**Stated goal:**
Tally the lines of the data that include the word "this" and state the total, nothing else.

**Plotting code records:**

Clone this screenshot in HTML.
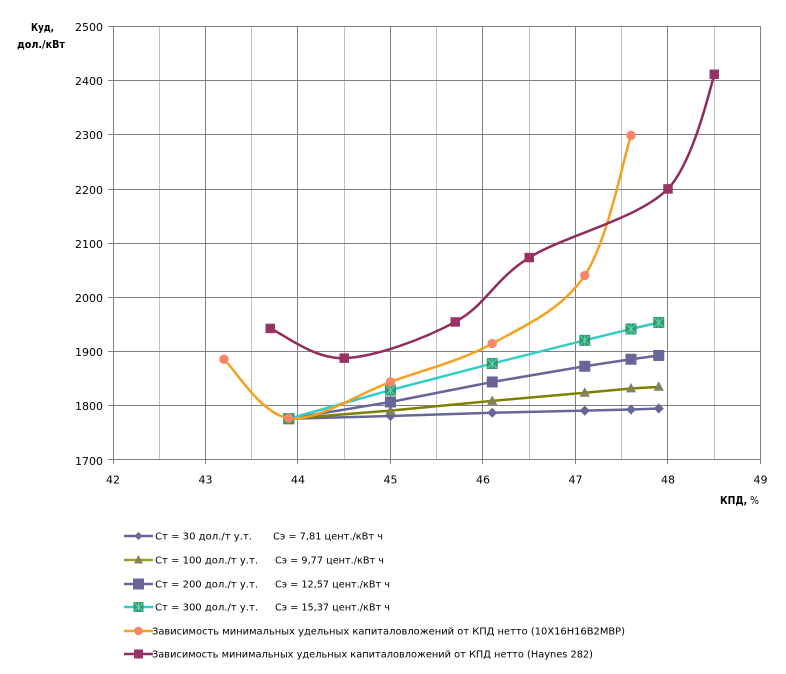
<!DOCTYPE html>
<html><head><meta charset="utf-8"><style>
html,body{margin:0;padding:0;background:#fff;}
svg{display:block;}
text{font-family:"DejaVu Sans","Liberation Sans",sans-serif;fill:#000;}
</style></head><body>
<svg width="786" height="674" viewBox="0 0 786 674" xmlns="http://www.w3.org/2000/svg">
<rect width="786" height="674" fill="#fff"/>
<!-- minor vertical grid -->
<g stroke="#c0c0c0" stroke-width="1">
<line x1="159.5" y1="26.5" x2="159.5" y2="459.5"/>
<line x1="251.5" y1="26.5" x2="251.5" y2="459.5"/>
<line x1="344.5" y1="26.5" x2="344.5" y2="459.5"/>
<line x1="436.5" y1="26.5" x2="436.5" y2="459.5"/>
<line x1="529.5" y1="26.5" x2="529.5" y2="459.5"/>
<line x1="621.5" y1="26.5" x2="621.5" y2="459.5"/>
<line x1="714.5" y1="26.5" x2="714.5" y2="459.5"/>
</g>
<!-- major vertical grid + ticks -->
<g stroke="#808080" stroke-width="1">
<line x1="113.5" y1="26.5" x2="113.5" y2="464"/>
<line x1="205.5" y1="26.5" x2="205.5" y2="464"/>
<line x1="297.5" y1="26.5" x2="297.5" y2="464"/>
<line x1="390.5" y1="26.5" x2="390.5" y2="464"/>
<line x1="482.5" y1="26.5" x2="482.5" y2="464"/>
<line x1="575.5" y1="26.5" x2="575.5" y2="464"/>
<line x1="667.5" y1="26.5" x2="667.5" y2="464"/>
<line x1="760.5" y1="26.5" x2="760.5" y2="464"/>
</g>
<!-- horizontal grid + ticks -->
<g stroke="#808080" stroke-width="1">
<line x1="108" y1="26.5" x2="760.5" y2="26.5"/>
<line x1="108" y1="80.5" x2="760.5" y2="80.5"/>
<line x1="108" y1="134.5" x2="760.5" y2="134.5"/>
<line x1="108" y1="189.5" x2="760.5" y2="189.5"/>
<line x1="108" y1="243.5" x2="760.5" y2="243.5"/>
<line x1="108" y1="297.5" x2="760.5" y2="297.5"/>
<line x1="108" y1="351.5" x2="760.5" y2="351.5"/>
<line x1="108" y1="405.5" x2="760.5" y2="405.5"/>
<line x1="108" y1="459.5" x2="760.5" y2="459.5"/>
</g>
<!-- y tick labels -->
<g font-size="11" text-anchor="end">
<text x="103" y="31">2500</text>
<text x="103" y="85">2400</text>
<text x="103" y="139">2300</text>
<text x="103" y="194">2200</text>
<text x="103" y="248">2100</text>
<text x="103" y="302">2000</text>
<text x="103" y="356">1900</text>
<text x="103" y="410">1800</text>
<text x="103" y="465">1700</text>
</g>
<!-- x tick labels -->
<g font-size="11" text-anchor="middle">
<text x="113" y="483.5">42</text>
<text x="205.5" y="483.5">43</text>
<text x="298" y="483.5">44</text>
<text x="390.5" y="483.5">45</text>
<text x="483" y="483.5">46</text>
<text x="575.5" y="483.5">47</text>
<text x="668" y="483.5">48</text>
<text x="760.5" y="483.5">49</text>
</g>
<!-- axis titles -->
<text x="42.5" y="31" font-size="11" font-weight="bold" text-anchor="middle" textLength="23" lengthAdjust="spacingAndGlyphs">Куд,</text>
<text x="41" y="48" font-size="11" font-weight="bold" text-anchor="middle" textLength="48" lengthAdjust="spacingAndGlyphs">дол./кВт</text>
<text x="720" y="504" font-size="11" textLength="39" lengthAdjust="spacingAndGlyphs"><tspan font-weight="bold">КПД,</tspan> %</text>

<!-- Series 1: Ст=30 -->
<polyline fill="none" stroke="#666699" stroke-width="2.5" stroke-linejoin="round" points="288.75,418.74 390.5,416.04 492.25,412.79 584.75,410.63 631,409.55 658.75,408.46"/>
<g fill="#666699">
<polygon points="288.75,413.7 293.8,418.74 288.75,423.8 283.7,418.74"/>
<polygon points="390.5,411 395.5,416.04 390.5,421.1 385.5,416.04"/>
<polygon points="492.25,407.8 497.3,412.79 492.25,417.8 487.2,412.79"/>
<polygon points="584.75,405.6 589.8,410.63 584.75,415.7 579.7,410.63"/>
<polygon points="631,404.5 636,409.55 631,414.6 626,409.55"/>
<polygon points="658.75,403.4 663.8,408.46 658.75,413.5 653.7,408.46"/>
</g>
<!-- Series 2: Ст=100 -->
<polyline fill="none" stroke="#808000" stroke-width="2.5" stroke-linejoin="round" points="288.75,418.74 390.5,410.63 492.25,400.89 584.75,392.78 631,388.46 658.75,386.83"/>
<g fill="#83825e">
<polygon points="288.75,413.2 293.9,422.7 283.6,422.7"/>
<polygon points="390.5,405.1 395.6,414.6 385.4,414.6"/>
<polygon points="492.25,395.4 497.4,404.9 487.1,404.9"/>
<polygon points="584.75,387.3 589.9,396.8 579.6,396.8"/>
<polygon points="631,382.9 636.1,392.4 625.9,392.4"/>
<polygon points="658.75,381.3 663.9,390.8 653.6,390.8"/>
</g>
<!-- Series 3: Ст=200 -->
<polyline fill="none" stroke="#666699" stroke-width="2.5" stroke-linejoin="round" points="288.75,418.74 390.5,401.98 492.25,381.97 584.75,366.28 631,359.25 658.75,355.47"/>
<g fill="#666699">
<rect x="283.25" y="413.24" width="11" height="11"/>
<rect x="385" y="396.48" width="11" height="11"/>
<rect x="486.75" y="376.47" width="11" height="11"/>
<rect x="579.25" y="360.78" width="11" height="11"/>
<rect x="625.5" y="353.75" width="11" height="11"/>
<rect x="653.25" y="349.97" width="11" height="11"/>
</g>
<!-- Series 4: Ст=300 -->
<polyline fill="none" stroke="#33cccc" stroke-width="2.5" stroke-linejoin="round" points="288.75,418.74 390.5,390.08 492.25,363.58 584.75,340.32 631,328.97 658.75,322.48"/>
<g fill="#339966">
<rect x="283.25" y="413.24" width="11" height="11"/>
<rect x="385" y="384.58" width="11" height="11"/>
<rect x="486.75" y="358.08" width="11" height="11"/>
<rect x="579.25" y="334.82" width="11" height="11"/>
<rect x="625.5" y="323.47" width="11" height="11"/>
<rect x="653.25" y="316.98" width="11" height="11"/>
</g>
<g stroke="#5fd6c0" stroke-width="1">
<path d="M386,385.6 l9,9 M395,385.6 l-9,9 M390.5,385 v10"/>
<path d="M487.75,359.1 l9,9 M496.75,359.1 l-9,9 M492.25,358.5 v10"/>
<path d="M580.25,335.8 l9,9 M589.25,335.8 l-9,9 M584.75,335.3 v10"/>
<path d="M626.5,324.5 l9,9 M635.5,324.5 l-9,9 M631,324 v10"/>
<path d="M654.25,318 l9,9 M663.25,318 l-9,9 M658.75,317.5 v10"/>
</g>
<!-- Series 5: orange -->
<path fill="none" stroke="#f5a020" stroke-width="2.5" stroke-linejoin="round" d="M224,359.25 C234.8,369.1 261,414.4 288.75,418.2 C316.5,422 356.6,394.4 390.5,381.97 C424.4,369.5 459.9,361.3 492.25,343.57 C524.6,325.8 561.6,310.1 584.75,275.43 C607.9,240.7 623.3,158.7 631,135.37"/>
<g fill="#fa8668">
<circle cx="224" cy="359.25" r="4.7"/>
<circle cx="288.75" cy="418.2" r="4.7"/>
<circle cx="390.5" cy="381.97" r="4.7"/>
<circle cx="492.25" cy="343.57" r="4.7"/>
<circle cx="584.75" cy="275.43" r="4.7"/>
<circle cx="631" cy="135.37" r="4.7"/>
</g>
<!-- Series 6: Haynes -->
<path fill="none" stroke="#8f2d5e" stroke-width="2.5" stroke-linejoin="round" d="M270.25,328.43 C282.6,333.4 313.4,359.3 344.25,358.17 C375.1,357.1 424.4,338.7 455.25,321.94 C486.1,305.2 493.8,279.8 529.25,257.58 C564.7,235.4 637.2,219.5 668,188.9 C690,165 705,110 714.25,74.25"/>
<g fill="#993366">
<rect x="265.5" y="323.7" width="9.5" height="9.5"/>
<rect x="339.5" y="353.4" width="9.5" height="9.5"/>
<rect x="450.5" y="317.2" width="9.5" height="9.5"/>
<rect x="524.5" y="252.8" width="9.5" height="9.5"/>
<rect x="663.25" y="184.15" width="9.5" height="9.5"/>
<rect x="709.5" y="69.5" width="9.5" height="9.5"/>
</g>

<!-- Legend -->
<g stroke-width="2.5">
<line x1="124" y1="536" x2="153" y2="536" stroke="#666699"/>
<line x1="124" y1="560" x2="153" y2="560" stroke="#a0a020"/>
<line x1="124" y1="584" x2="153" y2="584" stroke="#666699"/>
<line x1="124" y1="607" x2="153" y2="607" stroke="#33cccc"/>
<line x1="124" y1="631" x2="153" y2="631" stroke="#f5a020"/>
<line x1="124" y1="654" x2="153" y2="654" stroke="#8f2d5e"/>
</g>
<polygon points="138.5,532 142.5,536 138.5,540 134.5,536" fill="#666699"/>
<polygon points="138.5,555 143,563.5 134,563.5" fill="#83825e"/>
<rect x="133" y="578.5" width="11" height="11" fill="#666699"/>
<rect x="133.5" y="602" width="10" height="10" fill="#339966"/>
<path d="M134.5,603 l8,8 M142.5,603 l-8,8 M138.5,602.5 v9" stroke="#5fd6c0" stroke-width="1"/>
<circle cx="138.5" cy="631" r="4.3" fill="#fa8668"/>
<rect x="134" y="649.5" width="9" height="9" fill="#993366"/>

<g font-size="10" fill="#000">
<text x="155" y="539.5" textLength="97" lengthAdjust="spacingAndGlyphs">Ст = 30 дол./т у.т.</text>
<text x="273" y="539.5" textLength="110" lengthAdjust="spacingAndGlyphs">Сэ = 7,81 цент./кВт ч</text>
<text x="155" y="563.5" textLength="103" lengthAdjust="spacingAndGlyphs">Ст = 100 дол./т у.т.</text>
<text x="275" y="563.5" textLength="109" lengthAdjust="spacingAndGlyphs">Сэ = 9,77 цент./кВт ч</text>
<text x="155" y="587.5" textLength="103" lengthAdjust="spacingAndGlyphs">Ст = 200 дол./т у.т.</text>
<text x="275" y="587.5" textLength="115" lengthAdjust="spacingAndGlyphs">Сэ = 12,57 цент./кВт ч</text>
<text x="155" y="610.5" textLength="103" lengthAdjust="spacingAndGlyphs">Ст = 300 дол./т у.т.</text>
<text x="275" y="610.5" textLength="115" lengthAdjust="spacingAndGlyphs">Сэ = 15,37 цент./кВт ч</text>
<text x="152" y="634.5" textLength="473" lengthAdjust="spacingAndGlyphs">Зависимость минимальных удельных капиталовложений от КПД нетто (10X16H16B2MBP)</text>
<text x="152" y="657.5" textLength="441" lengthAdjust="spacingAndGlyphs">Зависимость минимальных удельных капиталовложений от КПД нетто (Haynes 282)</text>
</g>
</svg>
</body></html>
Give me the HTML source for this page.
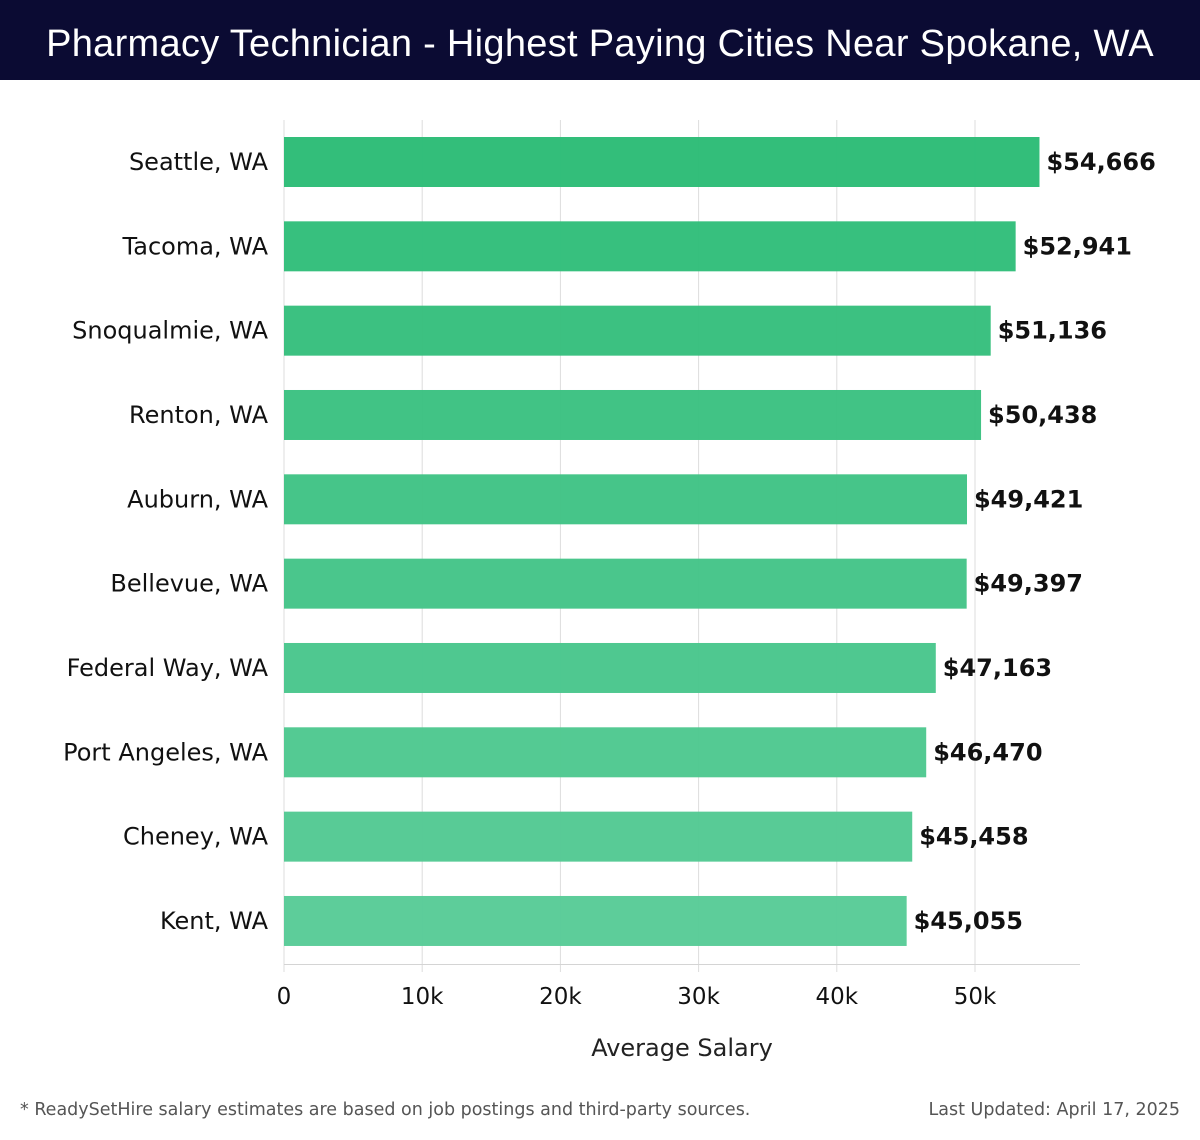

**Correct result:**
2